2020 Brahman Spring Trait Leaders

The trait leader information has been adapted from information provided to The Brahman Journal by the ABBA. For the first time ever we will report the gray Brahman and red Brahman trait leaders separately. Where applicable we will report “modern” trait leaders. We considered bulls born after January 1, 2000 as “modern” bulls. There are some traits that are newer and therefore may not have as many leaders to report. If you would like an official printed sire summary contact the ABBA office. We are running this feature as a service to our readers and are not responsible for any inaccuracies in the data.


Accuracy for an EPD may range from 0.0 to 1.0. As the accuracy approaches 1.0, the EPD is more reliable and changes less in the future as more data is accumulated. Accuracy can be rated as follows: LOW – 0.0 to 0.39; MEDIUM – 0.4 to 0.64; and HIGH – 0.65 to 1.0.


The effects of contemporary groups are adjusted for in the analysis procedure. This results in the EPDs being computed as though all animals were in one large contemporary group. This is the reason the EPDs can be compared across herds. The proper identification of the contemporary in which an animal is raised is of utmost importance for an accurate evaluation of the animal and its parents. Breeders should be aware of the definition of a contemporary group: 1) Animals of the same sex. 2) Animals of similar age (try to keep animals within 180-day birth date spread) and 3) Animals managed together and given equal opportunity to perform (re. same pasture, same feed, same weigh dates, etc.). Producers need to send the ABBA complete information on the management of their cattle so that contemporary groups can be properly assigned. Most inaccuracies in EPDs have been linked to misidentification of contemporary groups.

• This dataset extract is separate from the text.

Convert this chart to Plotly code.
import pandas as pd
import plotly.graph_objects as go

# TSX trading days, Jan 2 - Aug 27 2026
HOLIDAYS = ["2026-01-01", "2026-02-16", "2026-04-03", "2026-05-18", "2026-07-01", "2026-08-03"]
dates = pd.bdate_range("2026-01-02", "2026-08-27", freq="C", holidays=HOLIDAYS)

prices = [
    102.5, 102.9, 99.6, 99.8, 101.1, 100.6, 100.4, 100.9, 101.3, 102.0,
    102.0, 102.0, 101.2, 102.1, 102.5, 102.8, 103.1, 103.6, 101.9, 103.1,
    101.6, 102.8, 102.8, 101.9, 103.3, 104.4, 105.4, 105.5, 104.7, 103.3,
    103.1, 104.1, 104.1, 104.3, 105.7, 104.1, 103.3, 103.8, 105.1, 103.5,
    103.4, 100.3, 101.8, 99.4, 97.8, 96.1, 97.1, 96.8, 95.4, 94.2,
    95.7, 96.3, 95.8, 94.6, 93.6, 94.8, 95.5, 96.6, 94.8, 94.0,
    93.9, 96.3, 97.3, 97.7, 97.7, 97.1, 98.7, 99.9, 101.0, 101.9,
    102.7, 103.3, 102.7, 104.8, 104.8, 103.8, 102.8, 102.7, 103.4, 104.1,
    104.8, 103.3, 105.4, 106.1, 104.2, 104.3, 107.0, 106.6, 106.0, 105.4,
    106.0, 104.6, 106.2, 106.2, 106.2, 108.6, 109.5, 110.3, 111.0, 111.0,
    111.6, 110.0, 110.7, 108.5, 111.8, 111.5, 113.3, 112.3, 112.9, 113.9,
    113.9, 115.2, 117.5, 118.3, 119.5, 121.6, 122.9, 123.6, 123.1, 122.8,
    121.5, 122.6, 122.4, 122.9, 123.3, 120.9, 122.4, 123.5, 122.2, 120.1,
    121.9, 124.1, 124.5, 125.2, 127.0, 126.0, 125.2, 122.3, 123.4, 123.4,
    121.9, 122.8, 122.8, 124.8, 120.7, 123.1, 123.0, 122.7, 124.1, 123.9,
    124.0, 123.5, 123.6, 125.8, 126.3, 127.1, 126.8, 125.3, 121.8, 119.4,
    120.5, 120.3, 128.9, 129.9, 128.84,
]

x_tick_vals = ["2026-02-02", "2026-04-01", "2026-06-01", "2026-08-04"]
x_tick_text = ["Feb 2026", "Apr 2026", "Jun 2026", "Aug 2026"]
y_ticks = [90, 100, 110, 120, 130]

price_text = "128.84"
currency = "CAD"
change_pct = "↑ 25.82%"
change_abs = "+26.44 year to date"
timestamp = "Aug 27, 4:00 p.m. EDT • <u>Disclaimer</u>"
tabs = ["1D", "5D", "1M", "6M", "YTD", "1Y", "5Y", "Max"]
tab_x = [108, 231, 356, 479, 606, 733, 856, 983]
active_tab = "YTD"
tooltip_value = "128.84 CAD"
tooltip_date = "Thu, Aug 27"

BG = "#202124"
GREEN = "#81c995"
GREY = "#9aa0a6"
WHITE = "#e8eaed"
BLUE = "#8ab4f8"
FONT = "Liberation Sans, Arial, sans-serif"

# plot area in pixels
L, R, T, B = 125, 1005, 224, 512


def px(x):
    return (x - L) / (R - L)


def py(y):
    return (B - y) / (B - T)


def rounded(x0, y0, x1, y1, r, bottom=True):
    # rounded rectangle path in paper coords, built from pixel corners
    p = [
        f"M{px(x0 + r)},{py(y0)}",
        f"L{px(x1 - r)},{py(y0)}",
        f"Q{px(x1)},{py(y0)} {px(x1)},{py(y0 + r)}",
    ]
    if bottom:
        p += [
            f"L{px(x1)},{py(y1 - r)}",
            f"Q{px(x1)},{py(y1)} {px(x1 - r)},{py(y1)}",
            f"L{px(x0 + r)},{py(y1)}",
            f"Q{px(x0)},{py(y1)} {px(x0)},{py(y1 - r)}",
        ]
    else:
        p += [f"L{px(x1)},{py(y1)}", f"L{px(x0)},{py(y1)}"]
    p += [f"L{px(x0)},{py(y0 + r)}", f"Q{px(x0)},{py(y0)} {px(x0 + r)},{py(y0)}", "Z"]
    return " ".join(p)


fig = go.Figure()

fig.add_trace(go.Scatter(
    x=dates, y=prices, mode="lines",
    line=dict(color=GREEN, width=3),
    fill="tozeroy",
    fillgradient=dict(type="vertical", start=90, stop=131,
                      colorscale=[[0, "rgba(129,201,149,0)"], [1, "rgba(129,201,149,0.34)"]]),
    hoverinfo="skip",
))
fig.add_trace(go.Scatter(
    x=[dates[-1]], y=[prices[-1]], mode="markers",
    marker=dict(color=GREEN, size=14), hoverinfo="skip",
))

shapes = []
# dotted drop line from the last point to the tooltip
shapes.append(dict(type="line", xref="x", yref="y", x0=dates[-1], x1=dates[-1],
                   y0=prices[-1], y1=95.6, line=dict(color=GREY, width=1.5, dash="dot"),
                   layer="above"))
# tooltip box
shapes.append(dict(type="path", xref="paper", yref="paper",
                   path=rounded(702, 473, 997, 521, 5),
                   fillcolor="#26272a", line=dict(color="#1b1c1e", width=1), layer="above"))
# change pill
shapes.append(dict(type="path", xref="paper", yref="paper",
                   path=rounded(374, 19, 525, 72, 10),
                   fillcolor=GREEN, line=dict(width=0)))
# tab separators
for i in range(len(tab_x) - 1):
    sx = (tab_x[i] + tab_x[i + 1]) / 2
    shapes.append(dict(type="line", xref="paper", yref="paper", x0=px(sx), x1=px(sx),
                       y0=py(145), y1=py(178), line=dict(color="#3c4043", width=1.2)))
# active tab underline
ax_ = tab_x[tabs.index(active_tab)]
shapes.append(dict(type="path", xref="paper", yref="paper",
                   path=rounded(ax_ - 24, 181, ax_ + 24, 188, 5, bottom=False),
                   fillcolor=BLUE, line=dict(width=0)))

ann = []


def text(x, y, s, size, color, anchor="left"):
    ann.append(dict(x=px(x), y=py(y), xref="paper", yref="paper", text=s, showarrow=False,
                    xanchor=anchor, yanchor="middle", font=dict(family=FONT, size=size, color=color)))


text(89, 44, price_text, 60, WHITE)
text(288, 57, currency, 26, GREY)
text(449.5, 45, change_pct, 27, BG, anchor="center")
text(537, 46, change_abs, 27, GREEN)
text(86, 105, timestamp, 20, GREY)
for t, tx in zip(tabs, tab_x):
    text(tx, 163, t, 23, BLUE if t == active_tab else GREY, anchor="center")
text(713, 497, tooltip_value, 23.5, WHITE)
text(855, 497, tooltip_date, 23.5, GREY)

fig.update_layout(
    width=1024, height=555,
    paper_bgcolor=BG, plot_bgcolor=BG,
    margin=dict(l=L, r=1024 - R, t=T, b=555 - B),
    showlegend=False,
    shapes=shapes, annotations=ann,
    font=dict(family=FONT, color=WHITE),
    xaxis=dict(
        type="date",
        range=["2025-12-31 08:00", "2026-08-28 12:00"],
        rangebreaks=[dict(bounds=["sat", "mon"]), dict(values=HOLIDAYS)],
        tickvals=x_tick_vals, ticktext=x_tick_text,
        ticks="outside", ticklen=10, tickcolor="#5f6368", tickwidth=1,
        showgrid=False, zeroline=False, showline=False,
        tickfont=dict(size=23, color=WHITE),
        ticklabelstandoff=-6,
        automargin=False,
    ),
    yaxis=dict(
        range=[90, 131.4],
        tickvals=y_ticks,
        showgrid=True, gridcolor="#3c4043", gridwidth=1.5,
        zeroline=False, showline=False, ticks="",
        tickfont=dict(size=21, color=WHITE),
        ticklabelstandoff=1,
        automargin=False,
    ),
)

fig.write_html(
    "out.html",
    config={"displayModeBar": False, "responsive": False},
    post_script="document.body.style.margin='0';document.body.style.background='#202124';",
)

For a bull to be recognized as a Trait Leader he must have met the specific requirements set forth by the American Brahman Breeders Association. First, only bulls that have the designated accuracy for the specific trait are considered. Once the sire has met the accuracy requirement he must be within the top 20 of the breed in the respective trait and have had at least one progeny registered within the previous two years.

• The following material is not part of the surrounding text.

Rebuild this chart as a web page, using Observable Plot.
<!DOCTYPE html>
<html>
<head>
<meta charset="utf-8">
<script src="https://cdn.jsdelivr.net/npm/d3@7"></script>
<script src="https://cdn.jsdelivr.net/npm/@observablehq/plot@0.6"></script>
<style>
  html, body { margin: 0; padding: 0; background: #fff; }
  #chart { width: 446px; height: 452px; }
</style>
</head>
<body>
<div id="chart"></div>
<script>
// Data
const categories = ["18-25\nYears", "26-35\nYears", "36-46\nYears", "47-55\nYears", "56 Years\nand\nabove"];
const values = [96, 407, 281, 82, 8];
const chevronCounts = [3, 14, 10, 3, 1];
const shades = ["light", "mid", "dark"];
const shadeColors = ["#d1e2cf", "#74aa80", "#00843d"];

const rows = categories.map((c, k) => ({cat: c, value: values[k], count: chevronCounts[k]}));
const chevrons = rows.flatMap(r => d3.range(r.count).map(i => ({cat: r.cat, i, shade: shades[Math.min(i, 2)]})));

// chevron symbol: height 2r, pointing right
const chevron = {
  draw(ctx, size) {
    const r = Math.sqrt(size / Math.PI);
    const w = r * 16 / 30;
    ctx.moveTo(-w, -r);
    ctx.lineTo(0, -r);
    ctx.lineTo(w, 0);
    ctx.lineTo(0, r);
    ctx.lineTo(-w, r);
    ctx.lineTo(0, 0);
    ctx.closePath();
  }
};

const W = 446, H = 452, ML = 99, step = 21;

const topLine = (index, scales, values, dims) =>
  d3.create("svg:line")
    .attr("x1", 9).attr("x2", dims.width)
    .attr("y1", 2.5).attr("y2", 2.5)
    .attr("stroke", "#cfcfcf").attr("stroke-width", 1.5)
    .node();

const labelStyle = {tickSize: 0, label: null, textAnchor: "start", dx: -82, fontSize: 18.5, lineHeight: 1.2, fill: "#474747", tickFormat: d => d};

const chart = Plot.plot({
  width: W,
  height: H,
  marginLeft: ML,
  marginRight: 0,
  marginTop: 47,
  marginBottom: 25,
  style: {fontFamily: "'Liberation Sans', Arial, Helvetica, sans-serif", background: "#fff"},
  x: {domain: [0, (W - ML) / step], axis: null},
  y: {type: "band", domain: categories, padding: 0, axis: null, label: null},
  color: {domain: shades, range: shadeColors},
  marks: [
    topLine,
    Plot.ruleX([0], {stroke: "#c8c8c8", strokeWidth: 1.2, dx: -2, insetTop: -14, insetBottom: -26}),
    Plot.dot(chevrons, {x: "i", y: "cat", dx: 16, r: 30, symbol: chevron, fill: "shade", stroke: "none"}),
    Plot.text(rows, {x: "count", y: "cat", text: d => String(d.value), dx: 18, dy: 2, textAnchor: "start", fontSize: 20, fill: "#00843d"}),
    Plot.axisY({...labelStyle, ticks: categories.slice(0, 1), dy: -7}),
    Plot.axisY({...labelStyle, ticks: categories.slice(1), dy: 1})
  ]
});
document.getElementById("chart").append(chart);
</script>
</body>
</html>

This process is many times misinterpreted as simply listing the top 20 bulls for a trait; however, only proven bulls can be considered as Trait Leaders. When using EPDs as tools to help in the sire selection process it is important to remember to select a balanced bull with acceptable ranges for all traits rather than selecting a bull for one desired trait as this can yield a less than optimum outcome.

For this report we used the list of trait leaders that the ABBA provided, then sorted for gray bulls that were born after January 1, 2000 to reach a “modern” list of gray bulls in the order of their ranking. For the red bulls we used only bulls that are classified as red by the ABBA and list them here in the order of their ranking.


The Calving Ease and Calving Ease Maternal EPDs were both added to the ABBA lineup of EPDs recently. Both EPDs are calculated using reported calving ease scores as well birth weight data. The Calving Ease EPD is designed to reflect the probability that the animal will be able to be born without assistance. The higher the number is the less likely the animal will need human intervention to assist with its birth. This trait focuses directly on the growth aspects of that individual animal as a calf in utero.

The Calving Ease Maternal EPD focuses on the potential of that animal as a parent. It looks at a dam’s ability to give birth unassisted, or if it is a bull, the EPD is a prediction of his ability to sire females that will be able to have calves unassisted. Again, the higher number is preferred.